Pete’s Dragon is, perhaps, the more apparent example of double-dipping. The Blu-ray/DVD combo pack only has three special features (one of which appears on both Blu-ray and DVD), and all are from the 2009 DVD version. There’s no hyperbole in saying that the only difference between the 2009 version that you may own and this new Blu-ray is the high-definition transfer applied to the movie. Regarding that, Pete’s Dragon stands out as an odd outlier in the Disney Blu-ray library. The live-action in the film looks exceptional, with crystal clear and crisp imagery. However, Pete’s Dragon, in line with movies like Mary Poppins and Bedknobs and Broomsticks, is a hybrid of live-action and animation, as the young boy Pete interacts with a large cartoon dragon named Elliott. Unfortunately, the presentation of Elliott in this Blu-ray highlights one of the fears people have always harbored about high-definition technology being used on older, pre-HD work: that instead of looking clearer, brighter, and more polished, footage would look sloppier, that flaws would become more obvious with HD. Pete’s Dragon is one of the films from Disney’s xerography era, where the animation process was made shorter and emphasized copying more than anything else. Though The Aristocats, another xerography-era film, looked pretty solid on Blu-ray, the same can’t be said for the animation in Pete’s Dragon. Really, it’s because the live-action here looks so good that the presentation of the animation falters.

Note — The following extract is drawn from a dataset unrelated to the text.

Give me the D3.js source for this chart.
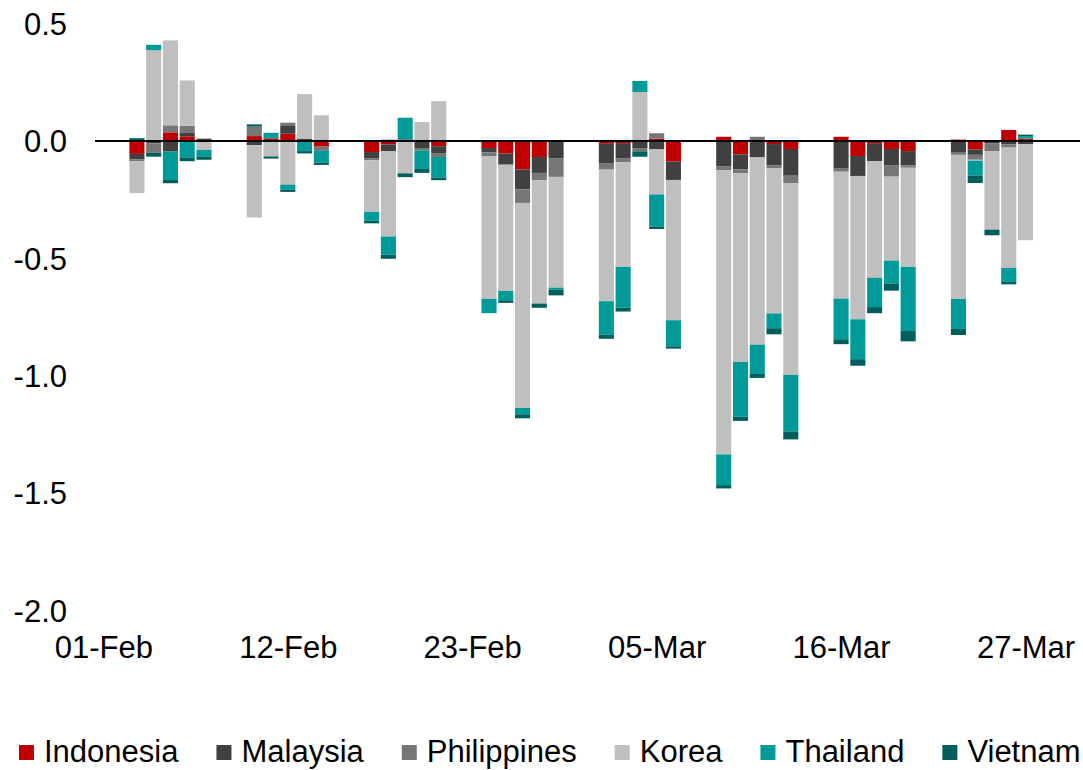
<!DOCTYPE html>
<html>
<head>
<meta charset="utf-8">
<script src="https://cdn.jsdelivr.net/npm/d3@7"></script>
<style>
  html, body { margin: 0; padding: 0; background: #fff; }
  svg text { font-family: "Liberation Sans", Arial, sans-serif; fill: #000; }
</style>
</head>
<body>
<svg id="chart" width="1083" height="770"></svg>
<script>
// Trading days, Feb-Mar 2020
const dates = [
  "2020-02-03","2020-02-04","2020-02-05","2020-02-06","2020-02-07",
  "2020-02-10","2020-02-11","2020-02-12","2020-02-13","2020-02-14",
  "2020-02-17","2020-02-18","2020-02-19","2020-02-20","2020-02-21",
  "2020-02-24","2020-02-25","2020-02-26","2020-02-27","2020-02-28",
  "2020-03-02","2020-03-03","2020-03-04","2020-03-05","2020-03-06",
  "2020-03-09","2020-03-10","2020-03-11","2020-03-12","2020-03-13",
  "2020-03-16","2020-03-17","2020-03-18","2020-03-19","2020-03-20",
  "2020-03-23","2020-03-24","2020-03-25","2020-03-26","2020-03-27"
];

const seriesNames = ["Indonesia", "Malaysia", "Philippines", "Korea", "Thailand", "Vietnam"];

const indonesia = [
  -0.055, 0.005, 0.037, 0.020, 0.000,
   0.021, 0.011, 0.031, 0.000, -0.024,
  -0.047, -0.015, 0.000, 0.000, -0.022,
  -0.030, -0.054, -0.121, -0.068, 0.000,
  -0.012, -0.009, 0.000, 0.010, -0.088,
   0.018, -0.057, 0.003, -0.013, -0.034,
   0.018, -0.064, -0.009, -0.034, -0.043,
   0.006, -0.036, 0.000, 0.047, 0.010
];
const malaysia = [
  -0.023, -0.010, -0.045, 0.017, 0.010,
  -0.018, 0.000, 0.036, 0.010, 0.000,
  -0.028, -0.028, 0.007, -0.030, -0.032,
  -0.018, -0.047, -0.085, -0.068, -0.075,
  -0.082, -0.064, -0.030, -0.036, -0.078,
  -0.107, -0.064, -0.070, -0.090, -0.114,
  -0.118, -0.085, -0.077, -0.071, -0.061,
  -0.050, -0.023, -0.011, -0.014, -0.014
];
const philippines = [
  -0.008, -0.040, 0.030, 0.028, -0.003,
   0.040, 0.000, 0.011, 0.000, -0.018,
  -0.007, 0.006, 0.000, -0.011, -0.014,
  -0.018, 0.000, -0.058, -0.031, -0.078,
  -0.028, -0.018, -0.014, 0.023, 0.000,
  -0.017, -0.017, 0.015, -0.014, -0.031,
  -0.013, 0.000, 0.000, -0.047, -0.010,
  -0.009, -0.021, -0.033, -0.014, 0.000
];
const korea = [
  -0.136, 0.382, 0.362, 0.193, -0.035,
  -0.308, -0.066, -0.186, 0.190, 0.110,
  -0.220, -0.364, -0.138, 0.081, 0.170,
  -0.607, -0.538, -0.874, -0.526, -0.472,
  -0.561, -0.446, 0.209, -0.192, -0.598,
  -1.212, -0.804, -0.798, -0.618, -0.818,
  -0.541, -0.611, -0.497, -0.358, -0.423,
  -0.614, -0.004, -0.334, -0.513, -0.409
];
const thailand = [
   0.000, 0.023, -0.121, -0.070, -0.028,
   0.000, 0.024, -0.021, -0.043, -0.050,
  -0.038, -0.078, 0.092, -0.078, -0.088,
  -0.061, -0.040, -0.027, 0.000, -0.009,
  -0.142, -0.173, 0.047, -0.136, -0.111,
  -0.131, -0.233, -0.125, -0.063, -0.241,
  -0.173, -0.170, -0.125, -0.097, -0.273,
  -0.128, -0.064, 0.000, -0.060, 0.011
];
const vietnam = [
   0.012, -0.017, -0.014, -0.016, -0.014,
   0.010, -0.009, -0.010, -0.010, -0.010,
  -0.011, -0.017, -0.016, -0.017, -0.011,
   0.000, -0.011, -0.017, -0.018, -0.024,
  -0.018, -0.017, -0.023, -0.011, -0.010,
  -0.014, -0.018, -0.017, -0.026, -0.034,
  -0.021, -0.028, -0.026, -0.031, -0.044,
  -0.026, -0.031, -0.024, -0.010, 0.006
];

const yTicks = [0.5, 0.0, -0.5, -1.0, -1.5, -2.0];
const xTickLabels = ["01-Feb", "12-Feb", "23-Feb", "05-Mar", "16-Mar", "27-Mar"];

const colors = ["#C00000", "#404040", "#767676", "#BFBFBF", "#009B98", "#005F5C"];

// Build rows for stacking
const seriesValues = [indonesia, malaysia, philippines, korea, thailand, vietnam];
const rows = dates.map((d, i) => {
  const r = { date: d3.utcParse("%Y-%m-%d")(d) };
  seriesNames.forEach((s, k) => { r[s] = seriesValues[k][i]; });
  return r;
});

const svg = d3.select("#chart");
const plotLeft = 95, plotRight = 1080;
const DAY = 864e5;
const FONT = 31;

// Date axis: one band per calendar day
const x = d3.scaleUtc()
  .domain([new Date(Date.UTC(2020, 1, 1) - DAY / 2), new Date(Date.UTC(2020, 2, 30, 6))])
  .range([plotLeft, plotRight]);
const dayWidth = x(new Date(DAY)) - x(new Date(0));
const barWidth = dayWidth * 0.9;

const y = d3.scaleLinear().domain([-2.0, 0.5]).range([610.2, 23.7]);

const stack = d3.stack().keys(seriesNames).offset(d3.stackOffsetDiverging);
const layers = stack(rows);

svg.append("g")
  .selectAll("g")
  .data(layers)
  .join("g")
  .attr("fill", (d, i) => colors[i])
  .selectAll("rect")
  .data(d => d)
  .join("rect")
  .attr("x", d => x(d.data.date) - barWidth / 2)
  .attr("width", barWidth)
  .attr("y", d => y(Math.max(d[0], d[1])))
  .attr("height", d => Math.abs(y(d[0]) - y(d[1])));

// Zero line
svg.append("line")
  .attr("x1", plotLeft).attr("x2", plotRight)
  .attr("y1", y(0)).attr("y2", y(0))
  .attr("stroke", "#000").attr("stroke-width", 2);

// Y axis labels (no axis line)
const yAxis = d3.axisLeft(y).tickValues(yTicks).tickFormat(d3.format(".1f")).tickSize(0).tickPadding(0);
const gy = svg.append("g").attr("transform", "translate(67,0)").call(yAxis);
gy.select(".domain").remove();
gy.selectAll("text")
  .attr("font-size", FONT)
  .attr("font-family", "Liberation Sans, Arial, sans-serif")
  .attr("dy", "0.35em")
  .text(d => d3.format(".1f")(d).replace("\u2212", "-"));

// X axis labels every 11 days from 01-Feb
const xParse = d3.utcParse("%d-%b-%Y");
const xTicks = xTickLabels.map(s => xParse(s + "-2020"));
const xAxis = d3.axisBottom(x).tickValues(xTicks).tickFormat(d3.utcFormat("%d-%b")).tickSize(0).tickPadding(0);
const gx = svg.append("g").attr("transform", "translate(0,636)").call(xAxis);
gx.select(".domain").remove();
gx.selectAll("text")
  .attr("font-size", FONT)
  .attr("font-family", "Liberation Sans, Arial, sans-serif")
  .attr("dy", "0.71em");

// Legend
const legend = svg.append("g").attr("transform", "translate(19,0)");
let lx = 0;
seriesNames.forEach((name, i) => {
  const g = legend.append("g").attr("transform", `translate(${lx},0)`);
  g.append("rect").attr("x", 0).attr("y", 745).attr("width", 15).attr("height", 15).attr("fill", colors[i]);
  const t = g.append("text").attr("x", 25).attr("y", 762).attr("font-size", FONT).text(name);
  lx += 25 + t.node().getComputedTextLength() + 38;
});
</script>
</body>
</html>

One note: there is a strange and glaring typo on the Pete’s Dragon Blu-ray packaging and disc, listing the running time as “approximately 88 minutes.” Perhaps only the most dedicated fans (or, in the case of yours truly, those who have a good memory for such pointless pop-culture detritus) will take notice, but while Pete’s Dragon has multiple versions with different running times, the version on the Blu-ray is the same as the one on the 2009 DVD, running roughly 128 minutes. Likely, someone misread 128 minutes as meaning 1 hour and 28 minutes, but take heart, Pete’s Dragon stalwarts: Disney has not cut this film to shreds. They just screwed up with the packaging.